Plaintiff/Appellant Massachusetts Casualty Insurance Company in January 1993 issued to defendant a disability insurance policy with a monthly benefit of $1,140 and a maximum benefit period of sixty months, for a total possible benefit of $68,400. The application for insurance required full disclosure of defendant's prior medical history, and provided that false statements could lead to a loss of coverage under the policy. In July 1993, defendant made a claim for total disability benefits based upon an on-job back injury, potentially reaching the full $68,400 value of the policy. Massachusetts Casualty made $2,280 in benefits payments, but, in the course of evaluating defendant's claim fully, discovered a prior medical history of lower back pain and anxiety that had not been disclosed by defendant. Massachusetts Casualty then disallowed defendant's claim and made demand for $890.26, which is the difference between the benefits already paid to defendant and the $1,389.74 in premiums paid by defendant to Massachusetts Casualty before his injury.

Defendant made no return of the alleged overpayment, and in January 1995 plaintiff filed the instant suit in federal district court, seeking $890.26 and demanding that "the attached policy of disability insurance be rescinded as of date of issue." The district court, upon motion by defendant, dismissed the complaint, finding that the relief requested by Massachusetts Casualty did not exceed the sum of $50,000 required for diversity jurisdiction under 28 U.S.C. § 1332. The appeal comes to this Court upon the district court's denial of plaintiff's motion to reconsider.

The district court based its holding on its conclusion that " [t]he only claim at issue in the instant action is the plaintiff's claim for $860.26 [sic] in overpayment to the defendant." J.A. at 64. The court, however, completely ignored Massachusetts Casualty's demand, clear upon the face of the complaint, that the contract for insurance be rescinded as of the date of issue because of defendant's alleged misrepresentations. It is upon this claim for rescission that Massachusetts Casualty predicated its diversity jurisdiction, specifically alleging over $60,000 in damages. A district court should consider the amount alleged in a complaint and should not dismiss a complaint for lack of subject matter jurisdiction "unless it appears to a legal certainty that the plaintiff in good faith cannot claim the jurisdictional amount." Klepper v. First American Bank, 916 F.2d 337, 340 (6th Cir. 1990). The case thus turns on the presence of Massachusetts Casualty's rescission claim.

The clear federal rule is that "where the validity of an insurance policy containing disability benefit provisions is involved in a diversity action in a federal district court, future potential benefits may be considered in computing the requisite jurisdictional amount." Joseph E. Edwards, Annotation, Determination of Requisite Amount in Controversy in Diversity Action in Federal District Court Involving Liability Under, or Validity of, Disability Insurance, 11 A.L.R. Fed. 120, 128 (1972) (collecting cases).
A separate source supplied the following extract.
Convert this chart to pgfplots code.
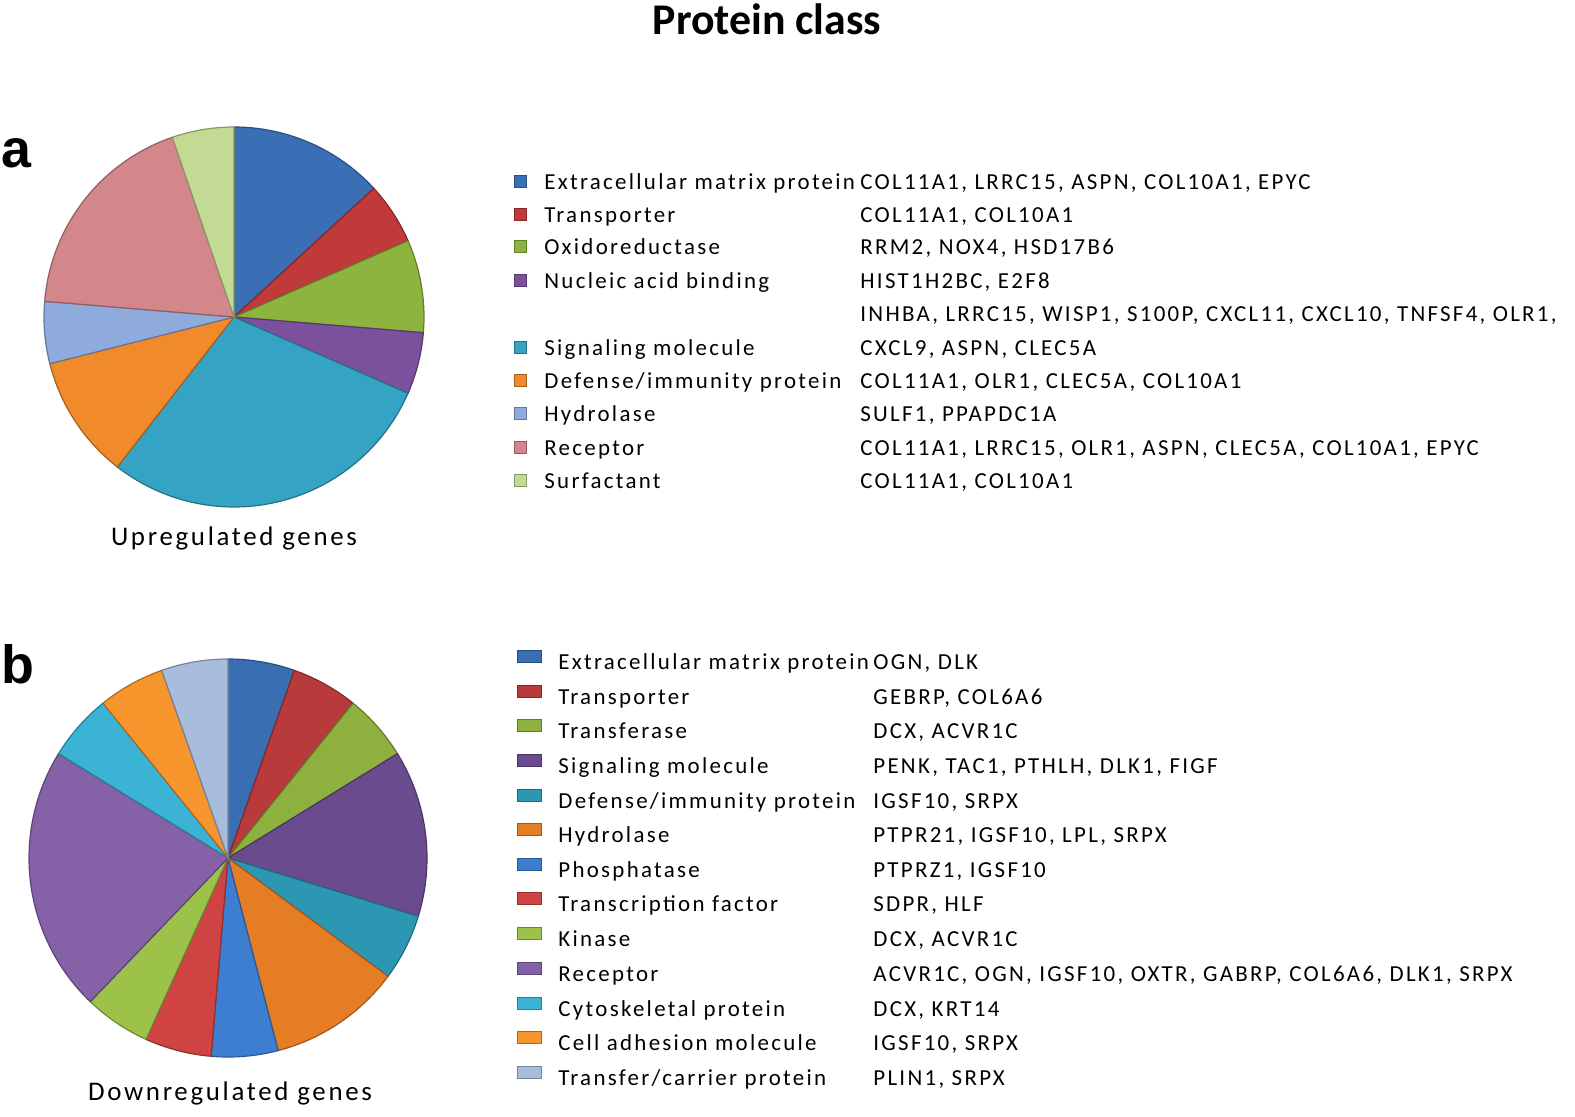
\documentclass[border=0pt]{standalone}
\usepackage{pgfplots}
\usepackage{pgfplotstable}
\pgfplotsset{compat=1.18}
\usepackage{fontspec}
\setmainfont{Carlito}
\newfontfamily\spaced[LetterSpace=10]{Carlito}
\newfontfamily\arialfam{Liberation Sans}

\definecolor{up0}{HTML}{3A6FB5}
\definecolor{up1}{HTML}{C0393B}
\definecolor{up2}{HTML}{8DB43E}
\definecolor{up3}{HTML}{7B519D}
\definecolor{up4}{HTML}{35A3C4}
\definecolor{up5}{HTML}{F08A2A}
\definecolor{up6}{HTML}{8FAADC}
\definecolor{up7}{HTML}{D4878A}
\definecolor{up8}{HTML}{C3DA95}

\definecolor{dn0}{HTML}{3A6EB2}
\definecolor{dn1}{HTML}{B83A3A}
\definecolor{dn2}{HTML}{8DB03F}
\definecolor{dn3}{HTML}{6A4B8E}
\definecolor{dn4}{HTML}{2C97B3}
\definecolor{dn5}{HTML}{E57D25}
\definecolor{dn6}{HTML}{3D7ED0}
\definecolor{dn7}{HTML}{D04343}
\definecolor{dn8}{HTML}{9CC24A}
\definecolor{dn9}{HTML}{8561A8}
\definecolor{dn10}{HTML}{3AB3D5}
\definecolor{dn11}{HTML}{F8962E}
\definecolor{dn12}{HTML}{A8BCDD}

% number of genes per protein class
\pgfplotstableread{
cat count
ECM 5
Transporter 2
Oxidoreductase 3
Nucleic 2
Signaling 11
Defense 4
Hydrolase 2
Receptor 7
Surfactant 2
}\uptab

\pgfplotstableread{
cat count
ECM 2
Transporter 2
Transferase 2
Signaling 5
Defense 2
Hydrolase 4
Phosphatase 2
Transcription 2
Kinase 2
Receptor 8
Cytoskeletal 2
Adhesion 2
Carrier 2
}\dntab

% #1 table, #2 cx, #3 cy, #4 r, #5 colour prefix
\newcommand\drawpie[5]{%
  \pgfplotstablegetrowsof{#1}%
  \pgfmathtruncatemacro\nlast{\pgfplotsretval-1}%
  \xdef\tot{0}%
  \pgfplotsforeachungrouped \i in {0,...,\nlast}{%
    \pgfplotstablegetelem{\i}{count}\of{#1}%
    \pgfmathsetmacro\tmpv{\tot+\pgfplotsretval}\xdef\tot{\tmpv}}%
  \xdef\cum{0}%
  \pgfplotsforeachungrouped \i in {0,...,\nlast}{%
    \pgfplotstablegetelem{\i}{count}\of{#1}%
    \let\cnt\pgfplotsretval
    \pgfmathsetmacro\sa{360*\cum/\tot}%
    \pgfmathsetmacro\ea{360*(\cum+\cnt)/\tot}%
    \edef\tmp{\noexpand\addplot[draw=#5\i!70!black, line width=0.6pt, fill=#5\i, domain=\sa:\ea, samples=60]
      ({#2+#4*sin(x)},{#3-#4*cos(x)}) -- (axis cs:#2,#3) -- cycle;}%
    \tmp
    \pgfmathsetmacro\tmpv{\cum+\cnt}\xdef\cum{\tmpv}}%
}

\newcommand\legfont{\spaced\fontsize{11.5}{13}\selectfont}
% #1 y, #2 colour, #3 class, #4 genes, #5 marker x0, #6 marker x1, #7 marker dy0, #8 dy1, #9 text x
\newcommand\legrow[9]{%
  \edef\doit{%
  \noexpand\fill[#2, draw=#2!70!black, line width=0.3pt] (axis cs:#5,#1+#7) rectangle (axis cs:#6,#1+#8);
  \noexpand\node[anchor=base west, font=\noexpand\legfont, inner sep=0pt] at (axis cs:#9,#1+8) {#3};
  \noexpand\node[anchor=base west, font=\noexpand\legfont, inner sep=0pt] at (axis cs:\genex,#1+8) {#4};}%
  \doit}
\newcommand\rowa[4]{\def\genex{860}\legrow{#1}{#2}{#3}{#4}{514}{526}{-6}{6}{544}}
\newcommand\rowb[4]{\def\genex{873}\legrow{#1}{#2}{#3}{#4}{517}{541}{-11}{1}{558}}

\begin{document}
\begin{tikzpicture}
\begin{axis}[scale only axis, width=787.5bp, height=558.5bp,
  xmin=0, xmax=1575, ymin=0, ymax=1117, y dir=reverse,
  hide axis, clip=false]
\path (axis cs:0,0) rectangle (axis cs:1575,1117);

\drawpie{\uptab}{234}{317}{190}{up}
\drawpie{\dntab}{228}{858}{199}{dn}

\node[font=\fontsize{22}{24}\selectfont\bfseries, anchor=base, inner sep=0pt] at (axis cs:767,34) {Protein class};
\node[font=\arialfam\fontsize{27}{29}\selectfont\bfseries, anchor=base west, inner sep=0pt] at (axis cs:1,167) {a};
\node[font=\arialfam\fontsize{27}{29}\selectfont\bfseries, anchor=base west, inner sep=0pt] at (axis cs:1,683) {b};
\node[font=\spaced\fontsize{13.5}{15}\selectfont, anchor=base, inner sep=0pt] at (axis cs:234,545) {Upregulated genes};
\node[font=\spaced\fontsize{13.5}{15}\selectfont, anchor=base, inner sep=0pt] at (axis cs:230,1100) {Downregulated genes};

% legend a
\rowa{181}{up0}{Extracellular matrix protein}{COL11A1, LRRC15, ASPN, COL10A1, EPYC}
\rowa{214}{up1}{Transporter}{COL11A1, COL10A1}
\rowa{246}{up2}{Oxidoreductase}{RRM2, NOX4, HSD17B6}
\rowa{280}{up3}{Nucleic acid binding}{HIST1H2BC, E2F8}
\rowa{347}{up4}{Signaling molecule}{CXCL9, ASPN, CLEC5A}
\rowa{380}{up5}{Defense/immunity protein}{COL11A1, OLR1, CLEC5A, COL10A1}
\rowa{413}{up6}{Hydrolase}{SULF1, PPAPDC1A}
\rowa{447}{up7}{Receptor}{COL11A1, LRRC15, OLR1, ASPN, CLEC5A, COL10A1, EPYC}
\rowa{480}{up8}{Surfactant}{COL11A1, COL10A1}
\node[anchor=base west, font=\legfont, inner sep=0pt] at (axis cs:860,321) {INHBA, LRRC15, WISP1, S100P, CXCL11, CXCL10, TNFSF4, OLR1,};

% legend b
\rowb{661}{dn0}{Extracellular matrix protein}{OGN, DLK}
\rowb{696}{dn1}{Transporter}{GEBRP, COL6A6}
\rowb{730}{dn2}{Transferase}{DCX, ACVR1C}
\rowb{765}{dn3}{Signaling molecule}{PENK, TAC1, PTHLH, DLK1, FIGF}
\rowb{800}{dn4}{Defense/immunity protein}{IGSF10, SRPX}
\rowb{834}{dn5}{Hydrolase}{PTPR21, IGSF10, LPL, SRPX}
\rowb{869}{dn6}{Phosphatase}{PTPRZ1, IGSF10}
\rowb{903}{dn7}{Transcription factor}{SDPR, HLF}
\rowb{938}{dn8}{Kinase}{DCX, ACVR1C}
\rowb{973}{dn9}{Receptor}{ACVR1C, OGN, IGSF10, OXTR, GABRP, COL6A6, DLK1, SRPX}
\rowb{1008}{dn10}{Cytoskeletal protein}{DCX, KRT14}
\rowb{1042}{dn11}{Cell adhesion molecule}{IGSF10, SRPX}
\rowb{1077}{dn12}{Transfer/carrier protein}{PLIN1, SRPX}
\end{axis}
\end{tikzpicture}
\end{document}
The only federal court to have addressed the issue in the Sixth Circuit has come to a similar conclusion. See Button v. Mutual Life Ins. Co. of New York, 48 F. Supp. 168, 171 (W.D. Ky. 1943) (in action by insurance company in which the validity of the entire contract is in question, the face amount of the policy is in controversy). In contrast, "future potential benefits may not be taken into consideration in the computation of the amount in controversy in diversity actions in Federal District Courts involving disability insurance where the controversy concerns merely the extent of the insurer's obligation with respect to disability benefits and not the validity of the policy." 11 A.L.R. Fed. at 132 (collecting cases).

This case concerns the validity of defendant's entire policy, not just Massachusetts Casualty's obligation with respect to particular of defendant's disability benefits. Therefore, future potential benefits that might be owed by Massachusetts Casualty should be considered in determining the jurisdictional amount. It does not "appear to a legal certainty" that plaintiff cannot claim the face value of the policy in this regard. Accordingly, the judgment of the district court is REVERSED and the case is REMANDED for further proceedings in accordance with this opinion.